Actually, the first thing that came to mind when I read the opening lines of
the poem was the ending of Neal Stephenson's "In the Beginning was the
Command Line"[1]. In a mild flight of fancy, Stephenson speculates briefly
on the ability to design your life down to the last detail, and notes that
people will, in general, fly the complexity and seek refuge in ever-simpler
prepackaged lives, which they'll spend complaining that things don't work
the way they want them to. And what, I hear you ask, does this have to do
with the poem? Well, there seems to be something awfully *passive* about
buying a dream - and something boringly generic, too, about 'a dream' as
opposed to 'your dreams'. Of course, the rest of the poem doesn't support
this jaundiced interpretation, but that first impression did colour my
reading a bit.
[1] which everyone ought to read. Really.
http://www.spack.org/index.cgi/CommandLine
From: Martin DeMello <martindemello@>
--- Alan Kornheiser <akornhis@> wrote:
> This attempt to smuggle SF into the list...is most amusing.

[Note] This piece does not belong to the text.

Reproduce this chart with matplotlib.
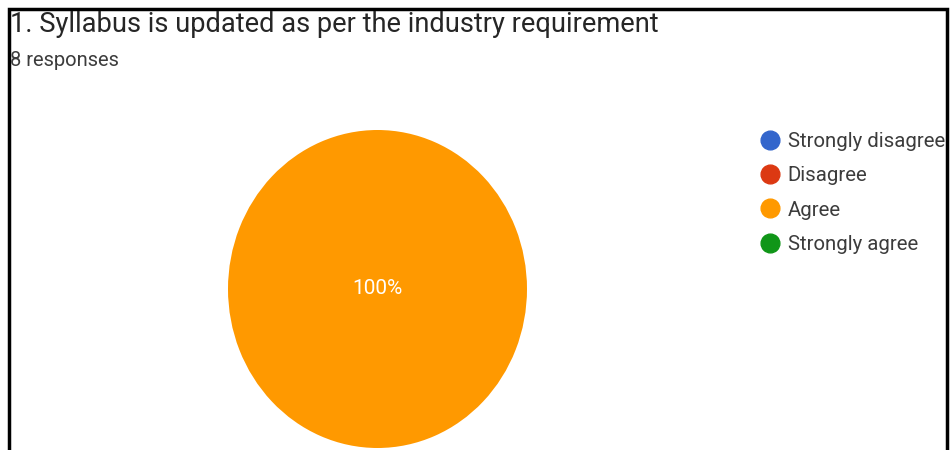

This wasn't, for once :) "In the Beginning was the Command Line" is
Stephenson's classic - indeed, almost cult-status - essay on the design
and philosophy of operating systems.
> I call to your attention the late Fritz Leiber's "Bazaar of the
> Bizarre," in which dreams are also sold and in which the Grey Mouser's
> dreams turn out badly.
Need to reread those - vaguely remember the Bazaar (and why no Cathedral
of the Commonplace?), but not the dream bit.
> And we haven't even started on Lord Dunsany.
And I think Dick has touched on the theme once or twice too.